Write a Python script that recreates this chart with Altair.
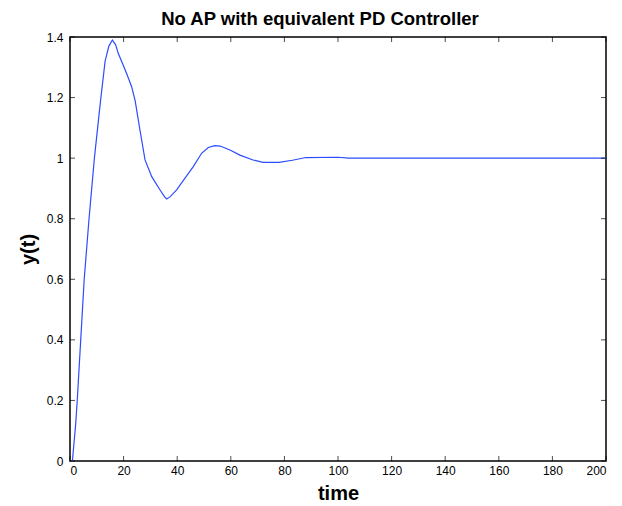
import altair as alt
import pandas as pd

# Step response
t = [0, 0.9, 2.1, 2.7, 4.0, 5.3, 7.1, 9.1, 11.4, 13.1, 14.5, 15.8, 17.0, 18.0, 21.1, 23.0,
     24.3, 26.1, 28.0, 30.5, 33.6, 35.3, 36.1, 37.3, 39.8, 42.9, 46.0, 49.1, 51.6, 54.0, 56.0, 59.7,
     63.4, 68.3, 72.0, 78.0, 83.0, 88.0, 100.0, 104.0, 200.0]
y = [0, 0.0, 0.12, 0.2, 0.4, 0.6, 0.8, 1.0, 1.19, 1.32, 1.37, 1.39, 1.375, 1.346, 1.28, 1.236,
     1.19, 1.093, 0.994, 0.939, 0.895, 0.872, 0.865, 0.872, 0.895, 0.934, 0.972, 1.016, 1.035, 1.041, 1.04, 1.027,
     1.01, 0.994, 0.986, 0.986, 0.993, 1.002, 1.003, 1.0, 1.0]

x_ticks = [0, 20, 40, 60, 80, 100, 120, 140, 160, 180, 200]
y_ticks = [0, 0.2, 0.4, 0.6, 0.8, 1, 1.2, 1.4]

title_text = "No AP with equivalent PD Controller"
x_title = "time"
y_title = "y(t)"

df = pd.DataFrame({"t": t, "y": y})
xt = pd.DataFrame({"v": x_ticks})
yt = pd.DataFrame({"v": y_ticks})

W, H = 536, 424
FONT = "Liberation Sans, Arial, Helvetica, sans-serif"
xscale = alt.Scale(domain=[0, 200], nice=False, zero=False)
yscale = alt.Scale(domain=[0, 1.4], nice=False, zero=False)

xaxis = alt.Axis(values=x_ticks, title=x_title, format="d", ticks=False,
                 domain=False, grid=False, labelPadding=4, titlePadding=7,
                 labelFontSize=12, titleFontSize=20, titleFontWeight="bold")
yaxis = alt.Axis(values=y_ticks, title=y_title, format="~g", ticks=False,
                 domain=False, grid=False, labelPadding=7, titlePadding=8,
                 labelFontSize=12, titleFontSize=20, titleFontWeight="bold")

line = alt.Chart(df).mark_line(color="#2b4cff", strokeWidth=1.2, clip=True).encode(
    x=alt.X("t:Q", scale=xscale, axis=xaxis),
    y=alt.Y("y:Q", scale=yscale, axis=yaxis),
)

tick_style = dict(color="black", size=5, thickness=1)
bottom = alt.Chart(xt).mark_tick(**tick_style).encode(
    x=alt.X("v:Q", scale=xscale, axis=xaxis), y=alt.value(H - 2.5))
top = alt.Chart(xt).mark_tick(**tick_style).encode(
    x=alt.X("v:Q", scale=xscale, axis=xaxis), y=alt.value(2.5))
left = alt.Chart(yt).mark_tick(**tick_style).encode(
    y=alt.Y("v:Q", scale=yscale, axis=yaxis), x=alt.value(2.5))
right = alt.Chart(yt).mark_tick(**tick_style).encode(
    y=alt.Y("v:Q", scale=yscale, axis=yaxis), x=alt.value(W - 2.5))

chart = alt.layer(line, bottom, top, left, right).properties(
    width=W, height=H,
    background="white",
    title=alt.TitleParams(title_text, fontSize=18.5, font=FONT, fontWeight="bold",
                          offset=3, dx=-18, anchor="middle", color="black"),
    padding={"left": 62, "top": 29, "right": 8, "bottom": 45},
    autosize=alt.AutoSizeParams(type="none"),
).configure_view(stroke="#000000", strokeWidth=1.5, strokeOpacity=1).configure_axis(
    labelFont=FONT, titleFont=FONT, labelColor="black", titleColor="black"
)

chart.save("out.html", embed_options={"renderer": "svg", "actions": False})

________

● Task statement
In the data above, please extract the lines from the first one through the line with "yscale = alt.Scale(domain=[0, 1.4], nice=False, zero=False)", exactly, and keep pictures out.

● Reply to the task
Write a Python script that recreates this chart with Altair.
import altair as alt
import pandas as pd

# Step response
t = [0, 0.9, 2.1, 2.7, 4.0, 5.3, 7.1, 9.1, 11.4, 13.1, 14.5, 15.8, 17.0, 18.0, 21.1, 23.0,
     24.3, 26.1, 28.0, 30.5, 33.6, 35.3, 36.1, 37.3, 39.8, 42.9, 46.0, 49.1, 51.6, 54.0, 56.0, 59.7,
     63.4, 68.3, 72.0, 78.0, 83.0, 88.0, 100.0, 104.0, 200.0]
y = [0, 0.0, 0.12, 0.2, 0.4, 0.6, 0.8, 1.0, 1.19, 1.32, 1.37, 1.39, 1.375, 1.346, 1.28, 1.236,
     1.19, 1.093, 0.994, 0.939, 0.895, 0.872, 0.865, 0.872, 0.895, 0.934, 0.972, 1.016, 1.035, 1.041, 1.04, 1.027,
     1.01, 0.994, 0.986, 0.986, 0.993, 1.002, 1.003, 1.0, 1.0]

x_ticks = [0, 20, 40, 60, 80, 100, 120, 140, 160, 180, 200]
y_ticks = [0, 0.2, 0.4, 0.6, 0.8, 1, 1.2, 1.4]

title_text = "No AP with equivalent PD Controller"
x_title = "time"
y_title = "y(t)"

df = pd.DataFrame({"t": t, "y": y})
xt = pd.DataFrame({"v": x_ticks})
yt = pd.DataFrame({"v": y_ticks})

W, H = 536, 424
FONT = "Liberation Sans, Arial, Helvetica, sans-serif"
xscale = alt.Scale(domain=[0, 200], nice=False, zero=False)
yscale = alt.Scale(domain=[0, 1.4], nice=False, zero=False)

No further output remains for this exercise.